Das Papier „An alle gedacht?“ von Lena Osswald und Ann-Kathrin Bersch geht auf die Frage ein, warum die Ergebnisse aus Forschung und Planung zum Thema Gender und Mobilität der letzten Jahrzehnte in der Praxis kaum umgesetzt wurden, und was geschehen muss, um das zu ändern.

Das Papier gibt einen guten Überblick über die Entwicklung der Debatten seit den 1980er Jahren. Dabei wird aufgezeigt, wie es in den 2000ern zu einem ein Stillstand kam, wie seit 2019 das Themas wieder verstärkt in den Fokus der Öffentlichkeit gerückt ist und dass das Thema immer mehr von einer Mobilitätsdebatte auch zu einer Feminismusdebatte wurde.

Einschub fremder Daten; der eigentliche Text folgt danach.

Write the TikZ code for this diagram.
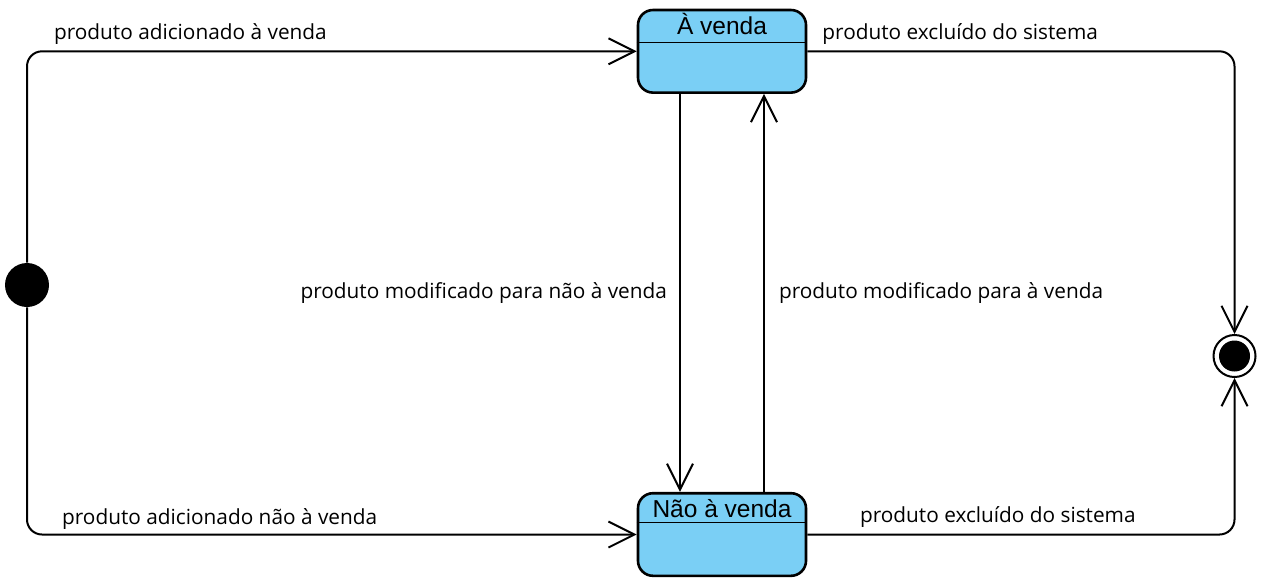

Ebenso geht das Papier auf Begriffe und Definitionen ein und zeigt, dass Begriffe oft nicht korrekt benutzt werden, z.B. wenn Frauen und Gender synonym genutzt werden. Dadurch entsteht die Gefahr, traditionelle Rollenbilder zu reproduzieren oder essentialistische Definitionen von Geschlecht wiederzugeben.

„Die Frage nach Machtverhältnissen (…) verschwindet dahinter. Gleiches gilt in vielen Fällen für Perspektiven jenseits des binären Geschlechtersystems Die Fokussierung der Debatte auf Frauen sowie männliche und weibliche Stereotype lässt viele Mobilitätsbedürfnisse in den Hintergrund treten und verwischt die Komplexität der Debatte.“ (S. 7 ff.)

Die Autorinnen erklären, wie Gender als Analysetool für die vielfältigen Mobilitätsbedarfe eingesetzt werden kann, und argumentieren gleichzeitig, dass Gender allein nicht reicht, um alle Machverhältnisse abzubilden und mitzudenken. Sie plädieren daher für den Begriff Nutzer:innen-zentriert.

„(…) als Beschreibung dafür, dass ein Planungsprozess oder Mobilitätsangebot ausgehend von den Bedürfnissen aller Nutzer:innen, unabhängig von Geschlecht, Klasse, Behinderung, Hautfarbe oder sonstigen Merkmalen gleichberechtigt, komfortabel und sicher zugänglich ist“ (S. 8).

Im zweiten Teil geht der Artikel der Frage nach, warum selbst nach vielen Jahrzehnten dieselben Forderungen noch relevant sind und trotz Forschungen und Wissensstand die Umsetzung noch nicht gelungen ist. Sie identifizieren folgende Faktoren:

  • Eine Wissenslücke: Es fehlt an Daten und intersektionaler Forschung
  • Umsetzungslücke: Forschungserkenntnisse finden nur langsam ihren Weg in die planerische Praxis

Für beide Lücken werden verschiedene Ursachen und Hypothesen ausgeführt. Abschließend werden sechs Thesen darüber, wie die Umsetzungslücken behoben werden können, aufgestellt.

Das Papier stellt einen Beitrag zur Discussion Paper Reihe des Fachgebiets Integrierte Verkehrsplanung der TU Berlin dar.